Thursday, 16 August 2007

Rabbit-proof Fence, Rain, Cold and What We're Doing to This Planet

A friend has just returned from a couple of weeks in New Brunswick where he and his family had gone to vacation and to help out friends with the harvest. Only it seems that it has been so cold that crops are ripening three weeks later than usual.

That has to be balanced by the heat wave in Greece early in the summer, just the way the current drought in Turkey finds its opposite in the torrential rains which have fallen recently in Great Britain, India, Pakistan, Nepal and—just last week-- North Korea.

What’s going on?

Some of this variation must be due to weather cycles that the earth would normally experience. But if you have any doubt about the way human acitivity affects weather, a story in Tuesday’s New York Times should start you thinking. To stop ravages by rabbits in the outback, a hundred years ago Australian authorities built a 2,000 mile long rabbit-proof fence. On one side is native vegetation, on the other is farmland: satellite photos show the line in dramatic fashion. But what is even more striking is the fact that there are rain-producing clouds much more often on one side than on the other. Rainfall on the farmland side has actually been reduced by 20 per cent since the 1970s.

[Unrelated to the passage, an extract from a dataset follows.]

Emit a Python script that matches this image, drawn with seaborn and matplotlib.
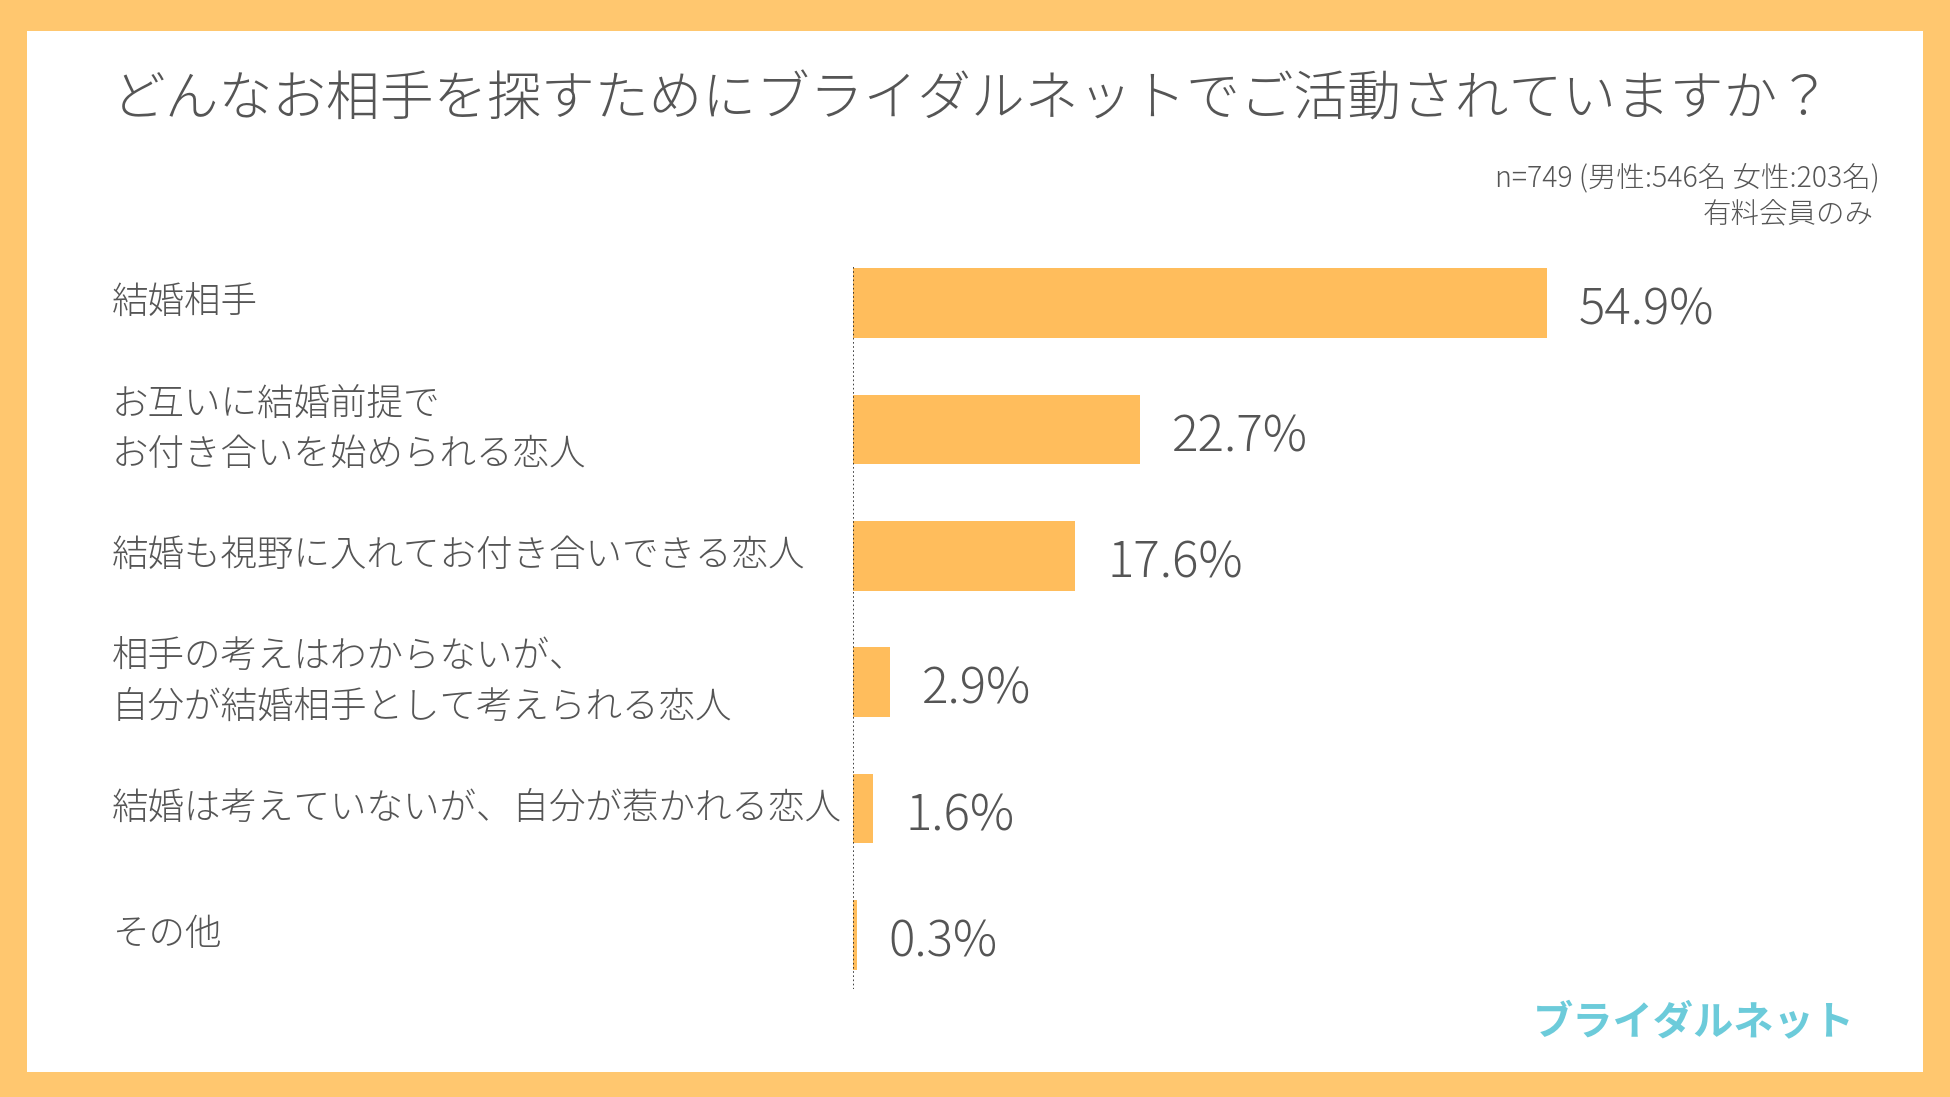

The NYT gives a couple of hypotheses about why this might be, but no definitive answer. Fair enough: winkling out the hows of any natural phenomen should be done carefully. But what is clear is that human activity has profoundly changed that landscape. We see only what is in front of us, our memories are short, and most of the time we don't want to think about the consequences of our actions. The results can be disastrous, and it's time we began to take a longer view.

For another view of Australia, the fence, and the havoc humans can wreak, check out the excellent film Rabbit-Proof Fence.


Alison said...

Marvelous film, wasn't it?
It's one thing to have made that extraordinary journey once as a child...

Mary Soderstrom said...

Did you actually make it? Would be wonderful to hear about it.